** BEGIN **

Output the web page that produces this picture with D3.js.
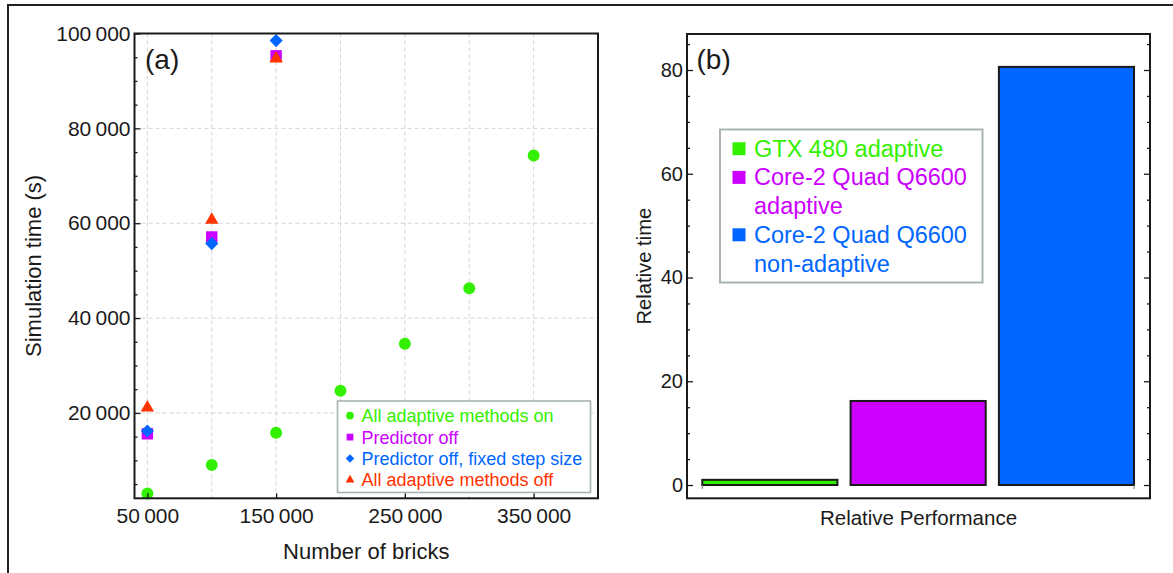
<!DOCTYPE html>
<html>
<head>
<meta charset="utf-8">
<script src="https://cdn.jsdelivr.net/npm/d3@7"></script>
<style>
  html, body { margin: 0; padding: 0; background: #fff; }
  svg { display: block; font-family: "Liberation Sans", Arial, Helvetica, sans-serif; }
</style>
</head>
<body>
<script>
// ---- Panel (a): simulation time vs. number of bricks ----
const bricks = [50000, 100000, 150000, 200000, 250000, 300000, 350000];
const adaptiveOn = [3000, 9000, 15800, 24700, 34600, 46300, 74300];
const fewBricks = [50000, 100000, 150000];
const predictorOff = [15600, 57100, 95300];
const predictorOffFixedStep = [16200, 55700, 98500];
const adaptiveOff = [21100, 60700, 94700];
const brickTicks = [50000, 150000, 250000, 350000];
const brickGrid = [50000, 100000, 150000, 200000, 250000, 300000, 350000];
const timeTicks = [20000, 40000, 60000, 80000, 100000];
const timeMinorTicks = d3.range(5000, 100001, 5000);
const seriesNames = ["All adaptive methods on", "Predictor off",
                     "Predictor off, fixed step size", "All adaptive methods off"];

// ---- Panel (b): relative time per platform ----
const platforms = ["GTX 480 adaptive", "Core-2 Quad Q6600 adaptive", "Core-2 Quad Q6600 non-adaptive"];
const platformLegendLines = [["GTX 480 adaptive"], ["Core-2 Quad Q6600", "adaptive"], ["Core-2 Quad Q6600", "non-adaptive"]];
const relativeTime = [1, 16.2, 80.6];
const relTicks = [0, 20, 40, 60, 80];
const relMinorTicks = d3.range(0, 86, 5);

const GREEN = "#33f000", MAGENTA = "#cc00ff", BLUE = "#0066ff", RED = "#ff3300";
const INK = "#1a1a1a";
const FRAME_W = 2;

const W = 1173, H = 573;
const svg = d3.select("body").append("svg").attr("width", W).attr("height", H);
svg.append("rect").attr("width", W).attr("height", H).attr("fill", "#fff");

// figure border (top and left edges show inside the canvas)
svg.append("rect").attr("x", 8).attr("y", 5).attr("width", W + 50).attr("height", H + 50)
  .attr("fill", "none").attr("stroke", "#231f20").attr("stroke-width", 2);

const fmt = d => d3.format(",")(d).replace(/,/g, "\u2009");

// ===================== Panel (a) =====================
const A = { left: 134.5, right: 598, top: 33.5, bottom: 498.3 };
const xA = d3.scaleLinear().domain([40000, 400000]).range([A.left, A.right]);
const yA = d3.scaleLinear().domain([2000, 100000]).range([A.bottom, A.top]);

const gA = svg.append("g");

// dashed grid
gA.append("g").selectAll("line").data(brickGrid).join("line")
  .attr("x1", d => xA(d)).attr("x2", d => xA(d))
  .attr("y1", A.top).attr("y2", A.bottom)
  .attr("stroke", "#d4d4d4").attr("stroke-width", 1).attr("stroke-dasharray", "4,3");
gA.append("g").selectAll("line").data(timeTicks.slice(0, 4)).join("line")
  .attr("x1", A.left).attr("x2", A.right)
  .attr("y1", d => yA(d)).attr("y2", d => yA(d))
  .attr("stroke", "#d4d4d4").attr("stroke-width", 1).attr("stroke-dasharray", "4,3");

const sym = (type, size, rot) => {
  const p = d3.symbol().type(type).size(size)();
  return p;
};

// series markers, drawn in series order
const series = [
  { xs: bricks, ys: adaptiveOn, color: GREEN, type: d3.symbolCircle, size: 113, rot: 0 },
  { xs: fewBricks, ys: predictorOff, color: MAGENTA, type: d3.symbolSquare, size: 130, rot: 0 },
  { xs: fewBricks, ys: predictorOffFixedStep, color: BLUE, type: d3.symbolSquare, size: 86, rot: 45 },
  { xs: fewBricks, ys: adaptiveOff, color: RED, type: d3.symbolTriangle, size: 78, rot: 0 }
];
series.forEach(s => {
  gA.append("g").selectAll("path").data(s.xs.map((x, i) => [x, s.ys[i]])).join("path")
    .attr("d", d3.symbol().type(s.type).size(s.size))
    .attr("transform", d => `translate(${xA(d[0])},${yA(d[1])}) rotate(${s.rot})`)
    .attr("fill", s.color);
});

// axes (ticks point inward)
const axLeftA = gA.append("g").attr("transform", `translate(${A.left},0)`)
  .call(d3.axisLeft(yA).tickValues(timeTicks).tickSize(-6).tickPadding(4).tickFormat(fmt));
gA.append("g").attr("transform", `translate(${A.left},0)`)
  .call(d3.axisLeft(yA).tickValues(timeMinorTicks.filter(d => d % 20000 !== 0)).tickSize(-3).tickFormat(""));
const axBottomA = gA.append("g").attr("transform", `translate(0,${A.bottom})`)
  .call(d3.axisBottom(xA).tickValues(brickTicks).tickSize(-5).tickPadding(10).tickFormat(fmt));
gA.selectAll(".domain").remove();
gA.selectAll(".tick line").attr("stroke", INK).attr("stroke-width", 1.3);
gA.selectAll(".tick text").attr("font-size", 21).attr("fill", INK)
  .attr("font-family", '"Liberation Sans", Arial, Helvetica, sans-serif');

gA.append("rect").attr("x", A.left).attr("y", A.top)
  .attr("width", A.right - A.left).attr("height", A.bottom - A.top)
  .attr("fill", "none").attr("stroke", INK).attr("stroke-width", FRAME_W);

gA.append("text").attr("x", 145).attr("y", 68.5).attr("font-size", 28).attr("fill", INK).text("(a)");

gA.append("text").attr("x", (A.left + A.right) / 2).attr("y", 559)
  .attr("text-anchor", "middle").attr("font-size", 22).attr("fill", INK).text("Number of bricks");
gA.append("text").attr("transform", `translate(41,${(A.top + A.bottom) / 2}) rotate(-90)`)
  .attr("text-anchor", "middle").attr("font-size", 22).attr("fill", INK).text("Simulation time (s)");

// legend (a)
const legA = gA.append("g");
legA.append("rect").attr("x", 337.5).attr("y", 401).attr("width", 253).attr("height", 91.5)
  .attr("fill", "#fff").attr("stroke", "#a9b3b3").attr("stroke-width", 1.6);
const legSizes = [46, 46, 36, 34];
series.forEach((s, i) => {
  const cy = 415.7 + i * 21.4;
  legA.append("path")
    .attr("d", d3.symbol().type(s.type).size(legSizes[i])())
    .attr("transform", `translate(350,${cy}) rotate(${s.rot})`)
    .attr("fill", s.color);
  legA.append("text").attr("x", 361.5).attr("y", cy + 6.4)
    .attr("font-size", 18).attr("fill", s.color).text(seriesNames[i]);
});

// ===================== Panel (b) =====================
const B = { left: 687, right: 1150, top: 34, bottom: 498.3 };
const yB = d3.scaleLinear().domain([-2.56, 86.94]).range([B.bottom, B.top]);
const xB = d3.scaleBand().domain(platforms).range([695.7, 1140.6])
  .paddingInner(0.0888).paddingOuter(0.0444);
const barColors = [GREEN, MAGENTA, BLUE];

const gB = svg.append("g");

gB.append("g").selectAll("rect").data(platforms).join("rect")
  .attr("x", d => xB(d)).attr("width", xB.bandwidth())
  .attr("y", (d, i) => yB(relativeTime[i]))
  .attr("height", (d, i) => yB(0) - yB(relativeTime[i]))
  .attr("fill", (d, i) => barColors[i])
  .attr("stroke", INK).attr("stroke-width", 2);

// small base-line ticks at the ends of the bar row
const baseEnds = [xB(platforms[0]), xB(platforms[2]) + xB.bandwidth()];
gB.append("g").selectAll("line").data(baseEnds).join("line")
  .attr("x1", d => d).attr("x2", d => d)
  .attr("y1", yB(0)).attr("y2", yB(0) + 4)
  .attr("stroke", "#777").attr("stroke-width", 1);

gB.append("g").attr("transform", `translate(${B.left},0)`)
  .call(d3.axisLeft(yB).tickValues(relTicks).tickSize(-6).tickPadding(4).tickFormat(d3.format("d")));
gB.append("g").attr("transform", `translate(${B.left},0)`)
  .call(d3.axisLeft(yB).tickValues(relMinorTicks.filter(d => d % 20 !== 0)).tickSize(-3).tickFormat(""));
gB.append("g").attr("transform", `translate(${B.right},0)`)
  .call(d3.axisRight(yB).tickValues(relTicks).tickSize(-6).tickFormat(""));
gB.append("g").attr("transform", `translate(${B.right},0)`)
  .call(d3.axisRight(yB).tickValues(relMinorTicks.filter(d => d % 20 !== 0)).tickSize(-3).tickFormat(""));
gB.selectAll(".domain").remove();
gB.selectAll(".tick line").attr("stroke", INK).attr("stroke-width", 1.3);
gB.selectAll(".tick text").attr("font-size", 20).attr("fill", INK)
  .attr("font-family", '"Liberation Sans", Arial, Helvetica, sans-serif');

gB.append("rect").attr("x", B.left).attr("y", B.top)
  .attr("width", B.right - B.left).attr("height", B.bottom - B.top)
  .attr("fill", "none").attr("stroke", INK).attr("stroke-width", FRAME_W);

gB.append("text").attr("x", 696.5).attr("y", 69).attr("font-size", 28).attr("fill", INK).text("(b)");

gB.append("text").attr("x", (B.left + B.right) / 2).attr("y", 525)
  .attr("text-anchor", "middle").attr("font-size", 20.5).attr("fill", INK).text("Relative Performance");
gB.append("text").attr("transform", `translate(651,${(B.top + B.bottom) / 2}) rotate(-90)`)
  .attr("text-anchor", "middle").attr("font-size", 20.2).attr("fill", INK).text("Relative time");

// legend (b)
const legB = gB.append("g");
legB.append("rect").attr("x", 720).attr("y", 129.5).attr("width", 262.5).attr("height", 153)
  .attr("fill", "#fff").attr("stroke", "#a9b3b3").attr("stroke-width", 2);
let line = 0;
platformLegendLines.forEach((lines, i) => {
  const base = 156.7 + line * 28.7;
  legB.append("rect").attr("x", 732.5).attr("y", base - 14.5).attr("width", 13).attr("height", 13)
    .attr("fill", barColors[i]);
  lines.forEach((t, j) => {
    legB.append("text").attr("x", 754).attr("y", base + j * 28.7)
      .attr("font-size", 23.5).attr("fill", barColors[i]).text(t);
  });
  line += lines.length;
});
</script>
</body>
</html>
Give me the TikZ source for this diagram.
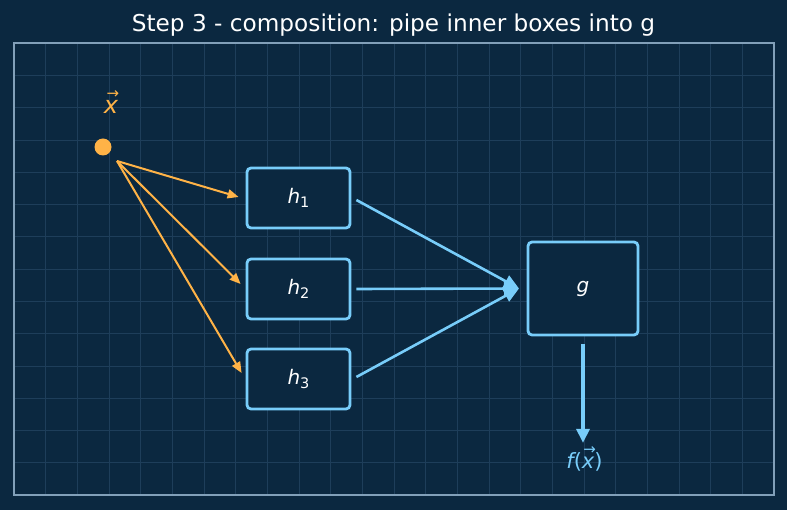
\documentclass[tikz,border=0pt]{standalone}
\usepackage{fontspec}
\setmainfont{DejaVu Sans}
\newfontfamily\dvi{DejaVu Sans Oblique}
\newfontfamily\dvs{DejaVu Sans}
\usetikzlibrary{arrows.meta}
\definecolor{bgc}{RGB}{11,40,64}
\definecolor{gridc}{RGB}{30,62,90}
\definecolor{framec}{RGB}{130,160,185}
\definecolor{orng}{RGB}{255,179,71}
\definecolor{blu}{RGB}{120,205,250}
\newcommand{\hsub}[1]{{\dvi h}\raisebox{-0.22em}{\fontsize{14.5}{15}\selectfont #1}}
\newcommand{\vx}{\leavevmode\hbox{\ooalign{{\dvi x}\cr\hidewidth\kern0.15em\raisebox{0.62em}{\dvs\fontsize{15}{15}\selectfont →}\hidewidth\cr}}}
\tikzset{
  box/.style={draw=blu, line width=2.8pt, rounded corners=4pt, fill=bgc, text=white, font=\fontsize{20}{20}\selectfont, inner sep=0pt},
  lbl/.style={font=\fontsize{21}{21}\selectfont, inner sep=0pt, anchor=base},
  oarrow/.style={draw=orng, line width=2pt, -{Triangle[length=11pt,width=9pt]}},
  barrow/.style={draw=blu, line width=2.6pt, -{Triangle[length=15pt,width=13pt]}},
  darrow/.style={draw=blu, line width=3.4pt, -{Triangle[length=14pt,width=13pt]}},
  gridline/.style={draw=gridc, line width=0.7pt},
}
\begin{document}
\begin{tikzpicture}[x=1pt,y=-1pt]
\fill[bgc] (0,0) rectangle (787,510);
\useasboundingbox (0,0) rectangle (787,510);
% grid
\foreach \k in {1,...,23} {\draw[gridline] (14+\k*31.667,43) -- (14+\k*31.667,495);}
\foreach \k in {1,...,13} {\draw[gridline] (14,43+\k*32.286) -- (774,43+\k*32.286);}
\draw[draw=framec, line width=1.6pt] (14,43) rectangle (774,495);
% title
\node[text=white, font=\fontsize{23.2}{23.2}\selectfont, inner sep=0pt, anchor=base] (title) at (393.5,32) {Step 3 - composition: pipe inner boxes into g};
% input
\fill[orng] (103,147) circle (8.5);
\node[inner sep=0pt, minimum size=17pt] (xin) at (103,147) {};
\node[lbl, text=orng, font=\fontsize{24}{24}\selectfont] (xlab) at (111,113.5) {\vx};
\coordinate (xs) at (117,161);
% boxes
\node[box, minimum width=103pt, minimum height=60pt] (h1) at (298.5,198) {\hsub{1}};
\node[box, minimum width=103pt, minimum height=60pt] (h2) at (298.5,289) {\hsub{2}};
\node[box, minimum width=103pt, minimum height=60pt] (h3) at (298.5,379) {\hsub{3}};
\node[box, minimum width=110pt, minimum height=93pt] (g) at (583,288.5) {{\dvi g}};
\coordinate (gin) at (519,288.5);
\node[lbl, text=blu] (out) at (584.5,468) {{\dvi f}(\vx)};
% connectors
\draw[oarrow] (xs) -- ([xshift=-7pt,yshift=1pt]h1.west);
\draw[oarrow] (xs) -- ([xshift=-5pt,yshift=5pt]h2.west);
\draw[oarrow] (xs) -- ([xshift=-4pt,yshift=6pt]h3.west);
\draw[barrow] ([xshift=5pt,yshift=-2pt]h1.east) -- (gin);
\draw[barrow] ([xshift=5pt]h2.east) -- (gin);
\draw[barrow] ([xshift=5pt,yshift=2pt]h3.east) -- (gin);
\draw[darrow] ([yshift=-8pt]g.south) -- ([yshift=9pt]g.south |- out.north);
\end{tikzpicture}
\end{document}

** END **

> **INSTRUCTIONS FOR THE TASK**
Select every line in the records above that contains the word "this".

> **RESPONSE**
Output the web page that produces this picture with D3.js.
Give me the TikZ source for this diagram.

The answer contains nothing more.